Thinking about which software, tools and platforms to use will greatly affect how you analyse and process data, as well as how you share your results for computational reproducibility. The idea is to facilitate others in recreating the setup process necessary to reproduce your research.

Some tools that can be used to enable these are the following:

  • Dependency managers such as Conda keep dependencies updated and make sure the same version of dependencies used in the development environments are also used when reproducing a result.
  • Containers such as Docker is a way to create computational environments with configurations required for developing, testing and using research software isolated/independent from other applications.
  • Literate Programming using Jupyter Notebook is an extremely powerful way to use a web-based online interactive computing environment to execute code and script while adding notes and additional information about the application. To learn more about how to create a reproducible environment, the chapter on Reproducible Environments in The Turing way is a good place to start.

Reproducible Research Environment

Researchers’ working environments evolve as they update software, install new software, and move to different computers. If the project environment is not captured and the researchers need to return to their project after months or years (as is common in research), they will be unable to do so confidently. a computational environment is a system where a program is run. This includes features of hardware (such as the numbers of cores in any CPUs) and features of the software (such as the operating system, programming languages, supporting packages, other pieces of installed software, along with their versions and configurations).

Ways of capturing computational environments

There are several ways of capturing computational environments. The major ones covered in this chapter will be Package Management Systems, Binder, Virtual Machines, and Containers. Each has its pros and cons, and the most appropriate option for you will depend on the nature of your project.
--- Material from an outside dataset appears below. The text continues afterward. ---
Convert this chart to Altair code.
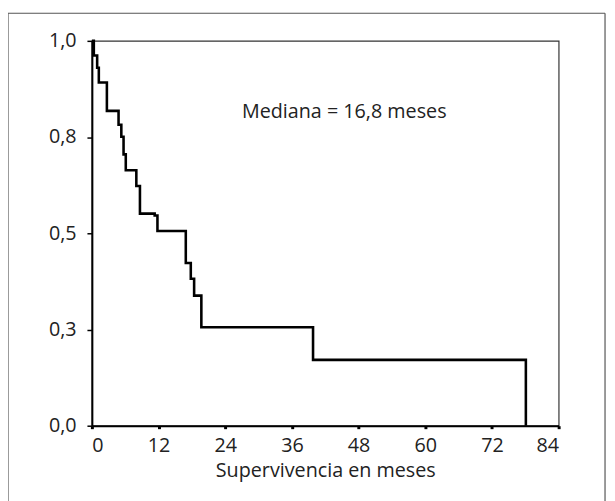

They can be broadly split into two categories: those that capture only the software and its versions used in an environment (Package Management Systems), and those that replicate an entire computational environment - including the operating system and customised settings (Virtual Machines and Containers).

Another way these can be split is by how the reproduced research is presented to the reproducer. Using Binder or a Virtual Machine creates a much more graphical, GUI-type result. In contrast, the outputs of Containers and Package Management Systems are more easily interacted with via the command line. Please read more about each of these concepts and their practice use, please visit Capturing Computational Environments in The Turing Way.

Key Points

  • Version controlled repository help record different contributions and contributor information openly.
  • Open Science is an umbrella term that involve different practices for research in the context of different research objects.
  • Online Persistent Identifiers or Digital Object Identifiers are useful for releasing and citing different versions of research objects.